** Start of SOURCE DATA **
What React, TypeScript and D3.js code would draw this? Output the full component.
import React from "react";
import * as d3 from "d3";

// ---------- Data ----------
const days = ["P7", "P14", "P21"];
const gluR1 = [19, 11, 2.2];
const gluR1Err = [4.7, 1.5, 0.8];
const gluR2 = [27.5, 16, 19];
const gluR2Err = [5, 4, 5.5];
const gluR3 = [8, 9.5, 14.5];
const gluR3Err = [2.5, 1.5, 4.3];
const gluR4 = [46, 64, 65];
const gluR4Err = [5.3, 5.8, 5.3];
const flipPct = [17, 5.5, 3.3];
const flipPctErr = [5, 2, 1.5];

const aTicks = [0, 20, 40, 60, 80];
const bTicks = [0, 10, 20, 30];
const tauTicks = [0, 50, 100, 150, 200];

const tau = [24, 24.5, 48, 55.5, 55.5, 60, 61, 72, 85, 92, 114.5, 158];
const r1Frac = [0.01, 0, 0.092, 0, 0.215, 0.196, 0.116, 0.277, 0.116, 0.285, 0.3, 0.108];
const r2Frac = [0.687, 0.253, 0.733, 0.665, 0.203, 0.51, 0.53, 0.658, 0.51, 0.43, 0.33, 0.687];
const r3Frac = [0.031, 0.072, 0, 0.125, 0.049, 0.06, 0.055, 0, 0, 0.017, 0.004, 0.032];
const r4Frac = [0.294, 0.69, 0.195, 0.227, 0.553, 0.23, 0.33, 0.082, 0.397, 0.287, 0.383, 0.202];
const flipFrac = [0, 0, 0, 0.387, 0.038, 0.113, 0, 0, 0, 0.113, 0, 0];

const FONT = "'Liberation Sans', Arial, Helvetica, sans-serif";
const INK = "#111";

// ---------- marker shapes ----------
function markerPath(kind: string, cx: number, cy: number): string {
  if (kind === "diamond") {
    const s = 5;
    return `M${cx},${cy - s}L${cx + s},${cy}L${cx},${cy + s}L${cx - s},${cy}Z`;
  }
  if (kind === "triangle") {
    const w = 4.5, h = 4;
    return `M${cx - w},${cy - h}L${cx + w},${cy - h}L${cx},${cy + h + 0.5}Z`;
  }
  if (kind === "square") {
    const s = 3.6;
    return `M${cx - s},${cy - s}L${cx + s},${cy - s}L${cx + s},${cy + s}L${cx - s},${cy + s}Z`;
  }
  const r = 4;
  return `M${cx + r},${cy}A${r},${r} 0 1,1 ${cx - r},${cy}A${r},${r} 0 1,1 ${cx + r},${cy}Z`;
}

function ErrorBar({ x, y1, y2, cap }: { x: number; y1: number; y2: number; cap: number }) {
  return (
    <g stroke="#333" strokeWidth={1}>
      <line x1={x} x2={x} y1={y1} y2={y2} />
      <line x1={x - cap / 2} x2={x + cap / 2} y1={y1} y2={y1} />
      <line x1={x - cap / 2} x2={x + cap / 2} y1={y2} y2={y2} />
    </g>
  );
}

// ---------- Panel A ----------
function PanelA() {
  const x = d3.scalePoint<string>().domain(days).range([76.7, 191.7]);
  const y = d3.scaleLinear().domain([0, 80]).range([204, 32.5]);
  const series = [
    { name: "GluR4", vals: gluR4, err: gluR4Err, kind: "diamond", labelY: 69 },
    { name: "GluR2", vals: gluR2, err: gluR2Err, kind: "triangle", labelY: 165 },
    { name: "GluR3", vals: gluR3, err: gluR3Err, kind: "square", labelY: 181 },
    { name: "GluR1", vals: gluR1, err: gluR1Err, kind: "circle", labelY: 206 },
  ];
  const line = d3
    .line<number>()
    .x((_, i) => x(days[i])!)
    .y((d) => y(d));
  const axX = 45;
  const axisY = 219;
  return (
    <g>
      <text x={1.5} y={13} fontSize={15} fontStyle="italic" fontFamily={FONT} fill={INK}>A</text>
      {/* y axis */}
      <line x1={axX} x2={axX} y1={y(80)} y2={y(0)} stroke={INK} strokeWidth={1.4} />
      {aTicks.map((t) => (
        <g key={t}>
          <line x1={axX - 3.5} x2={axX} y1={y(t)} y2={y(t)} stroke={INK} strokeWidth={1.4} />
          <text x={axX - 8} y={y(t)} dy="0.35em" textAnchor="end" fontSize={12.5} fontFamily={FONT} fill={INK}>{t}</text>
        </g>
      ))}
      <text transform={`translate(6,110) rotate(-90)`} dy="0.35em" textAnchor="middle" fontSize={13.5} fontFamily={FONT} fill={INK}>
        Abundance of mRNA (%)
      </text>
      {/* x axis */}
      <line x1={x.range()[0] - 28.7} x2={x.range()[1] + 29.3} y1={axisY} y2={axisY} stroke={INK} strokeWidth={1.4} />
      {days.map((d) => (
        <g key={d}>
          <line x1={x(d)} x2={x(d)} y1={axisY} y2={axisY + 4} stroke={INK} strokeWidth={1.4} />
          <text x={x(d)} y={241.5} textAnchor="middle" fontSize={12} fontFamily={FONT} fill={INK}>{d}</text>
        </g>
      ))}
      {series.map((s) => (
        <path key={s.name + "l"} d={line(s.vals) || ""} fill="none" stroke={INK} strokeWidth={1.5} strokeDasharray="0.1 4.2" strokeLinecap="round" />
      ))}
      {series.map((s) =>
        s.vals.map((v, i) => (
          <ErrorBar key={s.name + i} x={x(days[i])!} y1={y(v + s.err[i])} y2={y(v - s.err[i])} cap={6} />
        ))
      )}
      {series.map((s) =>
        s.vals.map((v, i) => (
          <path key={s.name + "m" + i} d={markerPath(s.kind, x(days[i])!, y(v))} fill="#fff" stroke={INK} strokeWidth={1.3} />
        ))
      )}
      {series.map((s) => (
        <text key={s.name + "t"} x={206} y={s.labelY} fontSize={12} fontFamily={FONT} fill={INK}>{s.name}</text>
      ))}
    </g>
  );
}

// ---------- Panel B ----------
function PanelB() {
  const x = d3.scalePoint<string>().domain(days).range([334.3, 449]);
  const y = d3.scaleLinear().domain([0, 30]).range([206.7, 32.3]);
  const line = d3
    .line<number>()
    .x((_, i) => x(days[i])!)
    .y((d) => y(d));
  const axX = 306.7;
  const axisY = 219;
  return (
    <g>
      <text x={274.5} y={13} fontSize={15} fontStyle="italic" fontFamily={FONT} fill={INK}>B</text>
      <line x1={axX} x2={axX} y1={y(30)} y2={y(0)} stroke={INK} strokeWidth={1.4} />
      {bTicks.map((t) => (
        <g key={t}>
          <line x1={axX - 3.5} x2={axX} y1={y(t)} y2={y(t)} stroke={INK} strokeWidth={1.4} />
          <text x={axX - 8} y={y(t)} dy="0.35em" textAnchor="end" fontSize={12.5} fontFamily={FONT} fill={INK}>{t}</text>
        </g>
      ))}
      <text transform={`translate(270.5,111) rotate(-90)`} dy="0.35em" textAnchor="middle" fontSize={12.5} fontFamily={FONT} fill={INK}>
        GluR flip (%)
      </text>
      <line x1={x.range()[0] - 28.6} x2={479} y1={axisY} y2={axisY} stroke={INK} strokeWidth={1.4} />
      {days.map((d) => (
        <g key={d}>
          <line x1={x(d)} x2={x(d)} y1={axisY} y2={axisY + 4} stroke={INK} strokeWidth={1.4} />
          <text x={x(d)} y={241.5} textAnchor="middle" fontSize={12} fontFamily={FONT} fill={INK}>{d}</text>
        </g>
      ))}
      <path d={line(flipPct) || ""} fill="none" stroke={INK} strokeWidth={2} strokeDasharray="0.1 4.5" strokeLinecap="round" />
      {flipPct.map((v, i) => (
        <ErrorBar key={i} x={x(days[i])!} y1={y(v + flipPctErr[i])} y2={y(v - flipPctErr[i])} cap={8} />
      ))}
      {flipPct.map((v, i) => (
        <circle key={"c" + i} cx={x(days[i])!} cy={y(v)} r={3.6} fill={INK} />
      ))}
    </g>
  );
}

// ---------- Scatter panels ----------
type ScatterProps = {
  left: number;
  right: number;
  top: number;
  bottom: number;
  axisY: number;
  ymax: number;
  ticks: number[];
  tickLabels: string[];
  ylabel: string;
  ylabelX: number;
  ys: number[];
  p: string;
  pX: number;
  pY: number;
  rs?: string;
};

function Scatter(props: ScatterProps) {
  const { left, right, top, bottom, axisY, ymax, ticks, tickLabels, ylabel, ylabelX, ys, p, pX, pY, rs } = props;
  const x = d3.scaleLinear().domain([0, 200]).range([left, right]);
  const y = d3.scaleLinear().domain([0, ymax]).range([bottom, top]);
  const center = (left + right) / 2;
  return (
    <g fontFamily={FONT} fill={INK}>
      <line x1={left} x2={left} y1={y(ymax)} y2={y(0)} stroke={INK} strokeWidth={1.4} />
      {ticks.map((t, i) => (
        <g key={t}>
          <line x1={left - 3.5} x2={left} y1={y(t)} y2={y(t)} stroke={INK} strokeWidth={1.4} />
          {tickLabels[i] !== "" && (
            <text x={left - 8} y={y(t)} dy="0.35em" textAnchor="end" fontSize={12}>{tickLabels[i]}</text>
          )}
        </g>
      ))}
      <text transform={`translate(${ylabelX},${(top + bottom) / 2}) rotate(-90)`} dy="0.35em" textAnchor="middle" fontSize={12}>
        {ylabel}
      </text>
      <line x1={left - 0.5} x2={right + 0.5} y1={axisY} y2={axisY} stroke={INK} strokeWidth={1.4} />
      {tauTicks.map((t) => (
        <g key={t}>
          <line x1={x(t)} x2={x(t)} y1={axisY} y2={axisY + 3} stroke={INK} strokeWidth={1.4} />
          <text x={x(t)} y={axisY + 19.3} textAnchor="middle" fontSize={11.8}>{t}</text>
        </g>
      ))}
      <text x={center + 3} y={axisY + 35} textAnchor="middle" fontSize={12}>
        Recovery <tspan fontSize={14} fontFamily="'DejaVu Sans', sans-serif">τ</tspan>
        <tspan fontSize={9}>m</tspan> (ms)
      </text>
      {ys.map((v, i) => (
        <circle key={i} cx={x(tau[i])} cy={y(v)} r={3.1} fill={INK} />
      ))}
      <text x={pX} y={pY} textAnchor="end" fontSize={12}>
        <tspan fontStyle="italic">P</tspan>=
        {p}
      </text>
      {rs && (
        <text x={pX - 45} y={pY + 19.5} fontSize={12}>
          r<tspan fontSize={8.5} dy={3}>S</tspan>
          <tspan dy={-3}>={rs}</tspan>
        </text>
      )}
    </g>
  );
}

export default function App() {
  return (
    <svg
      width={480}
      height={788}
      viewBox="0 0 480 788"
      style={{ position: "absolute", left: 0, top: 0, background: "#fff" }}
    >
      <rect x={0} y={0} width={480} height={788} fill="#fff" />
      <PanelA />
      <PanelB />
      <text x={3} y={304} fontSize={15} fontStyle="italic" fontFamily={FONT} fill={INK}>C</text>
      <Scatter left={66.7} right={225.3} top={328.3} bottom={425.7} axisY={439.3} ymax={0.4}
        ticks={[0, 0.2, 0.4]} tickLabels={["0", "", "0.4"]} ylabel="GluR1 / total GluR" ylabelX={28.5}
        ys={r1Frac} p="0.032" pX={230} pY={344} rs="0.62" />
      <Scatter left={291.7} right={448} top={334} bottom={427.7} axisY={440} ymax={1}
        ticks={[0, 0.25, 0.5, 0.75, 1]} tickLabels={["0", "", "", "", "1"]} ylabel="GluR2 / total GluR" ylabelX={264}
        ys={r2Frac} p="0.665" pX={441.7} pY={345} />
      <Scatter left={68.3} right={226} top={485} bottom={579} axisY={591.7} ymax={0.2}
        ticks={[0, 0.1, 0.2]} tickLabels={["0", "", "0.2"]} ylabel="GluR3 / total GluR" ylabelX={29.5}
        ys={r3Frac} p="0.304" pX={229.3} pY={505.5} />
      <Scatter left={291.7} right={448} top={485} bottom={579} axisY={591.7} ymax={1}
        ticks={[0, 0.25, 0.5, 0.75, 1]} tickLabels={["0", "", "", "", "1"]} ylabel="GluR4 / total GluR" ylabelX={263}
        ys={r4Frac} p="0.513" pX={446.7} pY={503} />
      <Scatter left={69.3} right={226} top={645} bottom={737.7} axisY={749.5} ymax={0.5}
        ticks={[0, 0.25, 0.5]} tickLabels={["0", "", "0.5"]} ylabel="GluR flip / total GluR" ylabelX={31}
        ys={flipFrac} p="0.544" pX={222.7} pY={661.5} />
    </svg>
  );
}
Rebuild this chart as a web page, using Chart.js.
** End of SOURCE DATA **
**EXERCISE AIM**. Please return every line from the first one in the records above down to the line containing "const flipPctErr = [5, 2, 1.5];", including both, exactly as written and nothing more.

**EXERCISE OUTPUT**.
What React, TypeScript and D3.js code would draw this? Output the full component.
import React from "react";
import * as d3 from "d3";

// ---------- Data ----------
const days = ["P7", "P14", "P21"];
const gluR1 = [19, 11, 2.2];
const gluR1Err = [4.7, 1.5, 0.8];
const gluR2 = [27.5, 16, 19];
const gluR2Err = [5, 4, 5.5];
const gluR3 = [8, 9.5, 14.5];
const gluR3Err = [2.5, 1.5, 4.3];
const gluR4 = [46, 64, 65];
const gluR4Err = [5.3, 5.8, 5.3];
const flipPct = [17, 5.5, 3.3];
const flipPctErr = [5, 2, 1.5];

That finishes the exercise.